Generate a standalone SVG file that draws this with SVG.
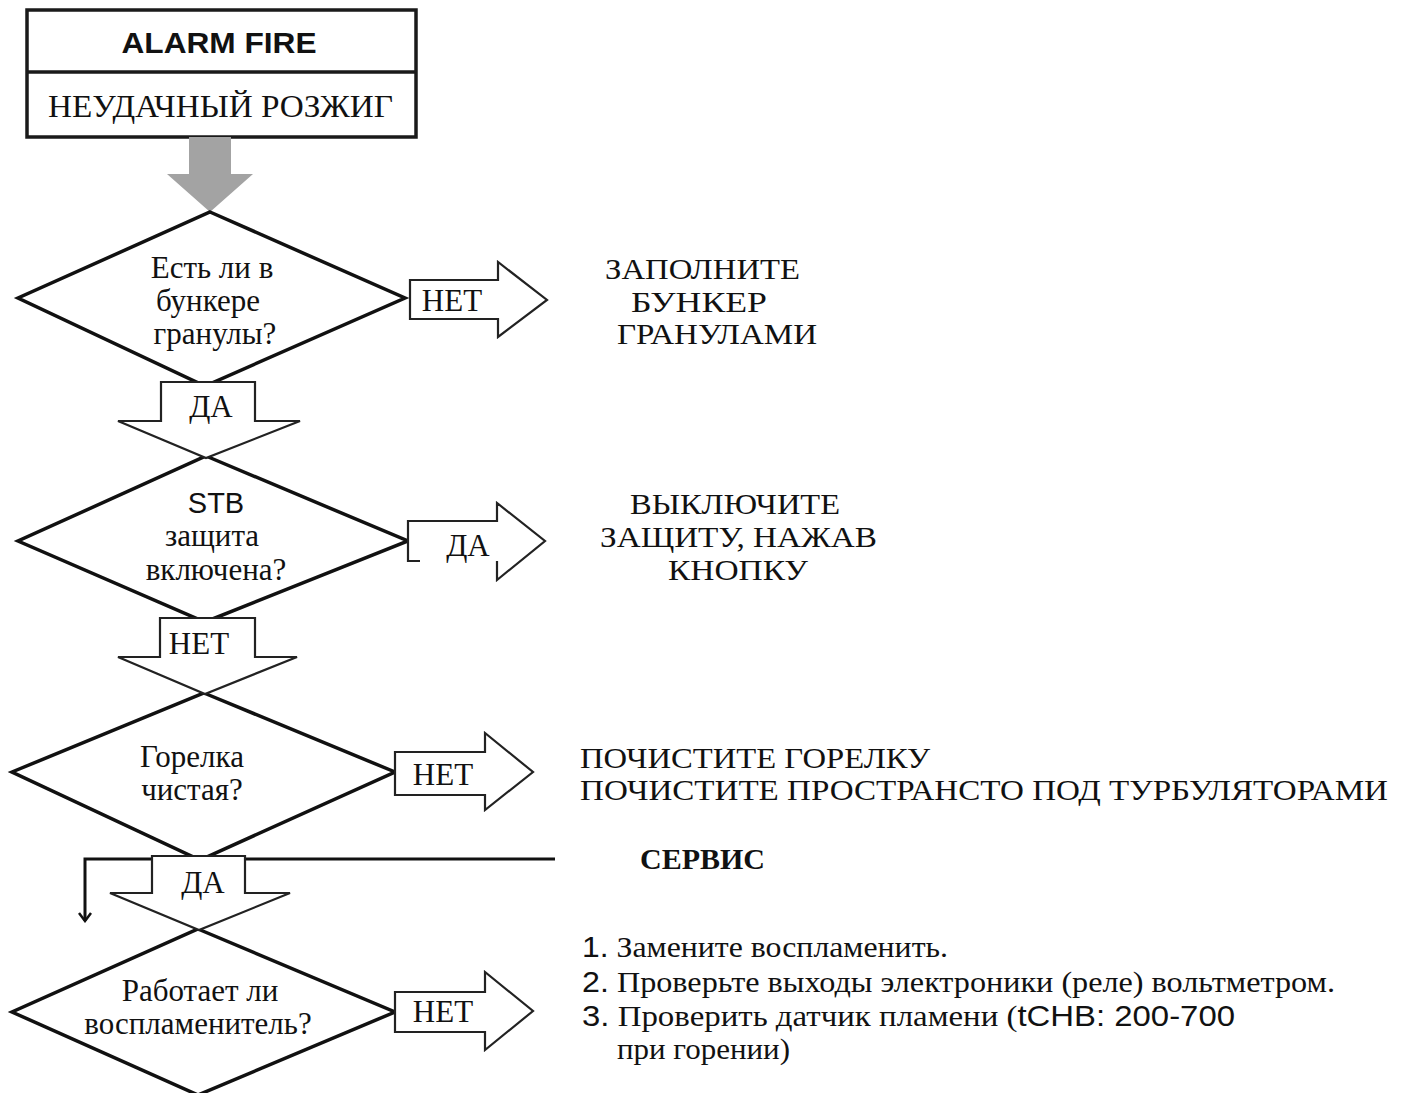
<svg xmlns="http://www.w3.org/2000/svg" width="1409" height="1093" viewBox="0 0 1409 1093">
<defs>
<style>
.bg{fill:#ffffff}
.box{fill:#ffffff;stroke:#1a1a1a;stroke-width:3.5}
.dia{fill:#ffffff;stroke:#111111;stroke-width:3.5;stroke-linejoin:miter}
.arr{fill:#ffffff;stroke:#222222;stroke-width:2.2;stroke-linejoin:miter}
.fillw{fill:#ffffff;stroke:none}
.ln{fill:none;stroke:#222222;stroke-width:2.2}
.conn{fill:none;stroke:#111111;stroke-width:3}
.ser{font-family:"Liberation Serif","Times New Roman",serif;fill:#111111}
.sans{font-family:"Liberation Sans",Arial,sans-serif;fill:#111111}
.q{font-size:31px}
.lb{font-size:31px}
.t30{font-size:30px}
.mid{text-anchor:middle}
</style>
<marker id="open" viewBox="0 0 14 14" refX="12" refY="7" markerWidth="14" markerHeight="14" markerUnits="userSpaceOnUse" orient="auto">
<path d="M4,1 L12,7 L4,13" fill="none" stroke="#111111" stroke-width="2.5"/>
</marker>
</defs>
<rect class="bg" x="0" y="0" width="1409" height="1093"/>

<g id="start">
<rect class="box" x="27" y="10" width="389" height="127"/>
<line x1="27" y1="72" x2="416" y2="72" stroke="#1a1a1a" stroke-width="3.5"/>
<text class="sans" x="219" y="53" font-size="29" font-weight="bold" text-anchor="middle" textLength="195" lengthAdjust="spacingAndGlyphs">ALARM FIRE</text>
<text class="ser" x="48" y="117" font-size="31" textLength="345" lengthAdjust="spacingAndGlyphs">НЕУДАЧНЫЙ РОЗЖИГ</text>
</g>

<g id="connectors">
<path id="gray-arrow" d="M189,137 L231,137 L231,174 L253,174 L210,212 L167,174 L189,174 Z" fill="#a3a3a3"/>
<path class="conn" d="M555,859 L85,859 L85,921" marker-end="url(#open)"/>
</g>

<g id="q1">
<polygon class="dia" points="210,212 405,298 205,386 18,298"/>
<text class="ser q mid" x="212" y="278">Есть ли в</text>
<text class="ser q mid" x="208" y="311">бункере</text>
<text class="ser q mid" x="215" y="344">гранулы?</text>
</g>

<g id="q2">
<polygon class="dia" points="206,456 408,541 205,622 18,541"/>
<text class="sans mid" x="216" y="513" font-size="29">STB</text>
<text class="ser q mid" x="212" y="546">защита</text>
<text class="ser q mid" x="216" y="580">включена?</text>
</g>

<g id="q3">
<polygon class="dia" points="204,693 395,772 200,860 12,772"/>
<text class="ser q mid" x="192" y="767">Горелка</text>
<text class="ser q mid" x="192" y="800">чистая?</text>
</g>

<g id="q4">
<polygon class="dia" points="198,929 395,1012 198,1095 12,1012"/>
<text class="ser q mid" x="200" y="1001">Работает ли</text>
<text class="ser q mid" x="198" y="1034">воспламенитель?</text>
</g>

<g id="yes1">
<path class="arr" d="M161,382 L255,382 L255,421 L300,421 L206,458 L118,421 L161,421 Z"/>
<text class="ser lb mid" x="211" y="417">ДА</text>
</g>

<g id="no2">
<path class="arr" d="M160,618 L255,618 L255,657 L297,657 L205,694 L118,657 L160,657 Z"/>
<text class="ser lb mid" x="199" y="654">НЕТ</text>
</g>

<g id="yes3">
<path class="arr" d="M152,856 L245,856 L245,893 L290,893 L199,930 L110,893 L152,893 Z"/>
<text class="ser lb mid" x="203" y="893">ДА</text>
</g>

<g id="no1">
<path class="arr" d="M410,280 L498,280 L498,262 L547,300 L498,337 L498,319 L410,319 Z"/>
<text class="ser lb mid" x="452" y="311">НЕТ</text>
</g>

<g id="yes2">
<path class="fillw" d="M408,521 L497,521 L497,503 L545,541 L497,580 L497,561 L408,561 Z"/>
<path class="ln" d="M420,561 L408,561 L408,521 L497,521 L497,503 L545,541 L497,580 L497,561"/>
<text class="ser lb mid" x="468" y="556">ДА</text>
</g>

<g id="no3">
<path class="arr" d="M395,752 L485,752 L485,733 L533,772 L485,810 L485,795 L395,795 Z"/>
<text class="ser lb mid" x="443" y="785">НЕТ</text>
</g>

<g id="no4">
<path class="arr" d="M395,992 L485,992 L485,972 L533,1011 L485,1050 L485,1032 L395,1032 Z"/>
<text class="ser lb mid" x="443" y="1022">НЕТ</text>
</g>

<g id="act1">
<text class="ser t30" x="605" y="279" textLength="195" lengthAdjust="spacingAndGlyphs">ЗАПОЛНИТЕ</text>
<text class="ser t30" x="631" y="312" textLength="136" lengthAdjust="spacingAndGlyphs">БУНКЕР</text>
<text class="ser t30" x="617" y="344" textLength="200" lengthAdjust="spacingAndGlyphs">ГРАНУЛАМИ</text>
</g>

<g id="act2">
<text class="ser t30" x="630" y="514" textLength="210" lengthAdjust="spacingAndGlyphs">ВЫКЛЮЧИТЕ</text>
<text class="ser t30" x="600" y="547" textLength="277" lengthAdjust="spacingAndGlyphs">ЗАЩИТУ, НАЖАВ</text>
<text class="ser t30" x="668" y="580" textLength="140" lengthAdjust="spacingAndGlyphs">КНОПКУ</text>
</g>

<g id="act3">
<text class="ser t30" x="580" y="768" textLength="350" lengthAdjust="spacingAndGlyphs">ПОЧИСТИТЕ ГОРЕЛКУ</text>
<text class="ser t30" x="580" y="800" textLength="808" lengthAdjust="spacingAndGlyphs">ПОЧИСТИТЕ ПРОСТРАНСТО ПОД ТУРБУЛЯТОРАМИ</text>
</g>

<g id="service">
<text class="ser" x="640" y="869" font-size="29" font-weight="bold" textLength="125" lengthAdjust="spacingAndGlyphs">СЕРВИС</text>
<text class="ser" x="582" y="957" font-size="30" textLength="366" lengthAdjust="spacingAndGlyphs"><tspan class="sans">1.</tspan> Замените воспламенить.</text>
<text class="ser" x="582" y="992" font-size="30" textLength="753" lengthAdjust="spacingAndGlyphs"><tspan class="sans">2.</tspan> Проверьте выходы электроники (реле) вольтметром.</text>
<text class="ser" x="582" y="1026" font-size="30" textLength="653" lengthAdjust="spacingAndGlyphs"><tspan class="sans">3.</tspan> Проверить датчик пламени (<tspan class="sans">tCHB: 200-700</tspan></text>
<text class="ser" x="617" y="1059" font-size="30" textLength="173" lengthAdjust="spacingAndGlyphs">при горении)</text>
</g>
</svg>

----

*DIRECTIONS*:
Transcribe the material exactly, leaving every picture out.

*THE REPLY*:
Generate a standalone SVG file that draws this with SVG.
<svg xmlns="http://www.w3.org/2000/svg" width="1409" height="1093" viewBox="0 0 1409 1093">
<defs>
<style>
.bg{fill:#ffffff}
.box{fill:#ffffff;stroke:#1a1a1a;stroke-width:3.5}
.dia{fill:#ffffff;stroke:#111111;stroke-width:3.5;stroke-linejoin:miter}
.arr{fill:#ffffff;stroke:#222222;stroke-width:2.2;stroke-linejoin:miter}
.fillw{fill:#ffffff;stroke:none}
.ln{fill:none;stroke:#222222;stroke-width:2.2}
.conn{fill:none;stroke:#111111;stroke-width:3}
.ser{font-family:"Liberation Serif","Times New Roman",serif;fill:#111111}
.sans{font-family:"Liberation Sans",Arial,sans-serif;fill:#111111}
.q{font-size:31px}
.lb{font-size:31px}
.t30{font-size:30px}
.mid{text-anchor:middle}
</style>
<marker id="open" viewBox="0 0 14 14" refX="12" refY="7" markerWidth="14" markerHeight="14" markerUnits="userSpaceOnUse" orient="auto">
<path d="M4,1 L12,7 L4,13" fill="none" stroke="#111111" stroke-width="2.5"/>
</marker>
</defs>
<rect class="bg" x="0" y="0" width="1409" height="1093"/>

<g id="start">
<rect class="box" x="27" y="10" width="389" height="127"/>
<line x1="27" y1="72" x2="416" y2="72" stroke="#1a1a1a" stroke-width="3.5"/>
<text class="sans" x="219" y="53" font-size="29" font-weight="bold" text-anchor="middle" textLength="195" lengthAdjust="spacingAndGlyphs">ALARM FIRE</text>
<text class="ser" x="48" y="117" font-size="31" textLength="345" lengthAdjust="spacingAndGlyphs">НЕУДАЧНЫЙ РОЗЖИГ</text>
</g>

<g id="connectors">
<path id="gray-arrow" d="M189,137 L231,137 L231,174 L253,174 L210,212 L167,174 L189,174 Z" fill="#a3a3a3"/>
<path class="conn" d="M555,859 L85,859 L85,921" marker-end="url(#open)"/>
</g>

<g id="q1">
<polygon class="dia" points="210,212 405,298 205,386 18,298"/>
<text class="ser q mid" x="212" y="278">Есть ли в</text>
<text class="ser q mid" x="208" y="311">бункере</text>
<text class="ser q mid" x="215" y="344">гранулы?</text>
</g>

<g id="q2">
<polygon class="dia" points="206,456 408,541 205,622 18,541"/>
<text class="sans mid" x="216" y="513" font-size="29">STB</text>
<text class="ser q mid" x="212" y="546">защита</text>
<text class="ser q mid" x="216" y="580">включена?</text>
</g>

<g id="q3">
<polygon class="dia" points="204,693 395,772 200,860 12,772"/>
<text class="ser q mid" x="192" y="767">Горелка</text>
<text class="ser q mid" x="192" y="800">чистая?</text>
</g>

<g id="q4">
<polygon class="dia" points="198,929 395,1012 198,1095 12,1012"/>
<text class="ser q mid" x="200" y="1001">Работает ли</text>
<text class="ser q mid" x="198" y="1034">воспламенитель?</text>
</g>

<g id="yes1">
<path class="arr" d="M161,382 L255,382 L255,421 L300,421 L206,458 L118,421 L161,421 Z"/>
<text class="ser lb mid" x="211" y="417">ДА</text>
</g>

<g id="no2">
<path class="arr" d="M160,618 L255,618 L255,657 L297,657 L205,694 L118,657 L160,657 Z"/>
<text class="ser lb mid" x="199" y="654">НЕТ</text>
</g>

<g id="yes3">
<path class="arr" d="M152,856 L245,856 L245,893 L290,893 L199,930 L110,893 L152,893 Z"/>
<text class="ser lb mid" x="203" y="893">ДА</text>
</g>

<g id="no1">
<path class="arr" d="M410,280 L498,280 L498,262 L547,300 L498,337 L498,319 L410,319 Z"/>
<text class="ser lb mid" x="452" y="311">НЕТ</text>
</g>

<g id="yes2">
<path class="fillw" d="M408,521 L497,521 L497,503 L545,541 L497,580 L497,561 L408,561 Z"/>
<path class="ln" d="M420,561 L408,561 L408,521 L497,521 L497,503 L545,541 L497,580 L497,561"/>
<text class="ser lb mid" x="468" y="556">ДА</text>
</g>

<g id="no3">
<path class="arr" d="M395,752 L485,752 L485,733 L533,772 L485,810 L485,795 L395,795 Z"/>
<text class="ser lb mid" x="443" y="785">НЕТ</text>
</g>

<g id="no4">
<path class="arr" d="M395,992 L485,992 L485,972 L533,1011 L485,1050 L485,1032 L395,1032 Z"/>
<text class="ser lb mid" x="443" y="1022">НЕТ</text>
</g>

<g id="act1">
<text class="ser t30" x="605" y="279" textLength="195" lengthAdjust="spacingAndGlyphs">ЗАПОЛНИТЕ</text>
<text class="ser t30" x="631" y="312" textLength="136" lengthAdjust="spacingAndGlyphs">БУНКЕР</text>
<text class="ser t30" x="617" y="344" textLength="200" lengthAdjust="spacingAndGlyphs">ГРАНУЛАМИ</text>
</g>

<g id="act2">
<text class="ser t30" x="630" y="514" textLength="210" lengthAdjust="spacingAndGlyphs">ВЫКЛЮЧИТЕ</text>
<text class="ser t30" x="600" y="547" textLength="277" lengthAdjust="spacingAndGlyphs">ЗАЩИТУ, НАЖАВ</text>
<text class="ser t30" x="668" y="580" textLength="140" lengthAdjust="spacingAndGlyphs">КНОПКУ</text>
</g>

<g id="act3">
<text class="ser t30" x="580" y="768" textLength="350" lengthAdjust="spacingAndGlyphs">ПОЧИСТИТЕ ГОРЕЛКУ</text>
<text class="ser t30" x="580" y="800" textLength="808" lengthAdjust="spacingAndGlyphs">ПОЧИСТИТЕ ПРОСТРАНСТО ПОД ТУРБУЛЯТОРАМИ</text>
</g>

<g id="service">
<text class="ser" x="640" y="869" font-size="29" font-weight="bold" textLength="125" lengthAdjust="spacingAndGlyphs">СЕРВИС</text>
<text class="ser" x="582" y="957" font-size="30" textLength="366" lengthAdjust="spacingAndGlyphs"><tspan class="sans">1.</tspan> Замените воспламенить.</text>
<text class="ser" x="582" y="992" font-size="30" textLength="753" lengthAdjust="spacingAndGlyphs"><tspan class="sans">2.</tspan> Проверьте выходы электроники (реле) вольтметром.</text>
<text class="ser" x="582" y="1026" font-size="30" textLength="653" lengthAdjust="spacingAndGlyphs"><tspan class="sans">3.</tspan> Проверить датчик пламени (<tspan class="sans">tCHB: 200-700</tspan></text>
<text class="ser" x="617" y="1059" font-size="30" textLength="173" lengthAdjust="spacingAndGlyphs">при горении)</text>
</g>
</svg>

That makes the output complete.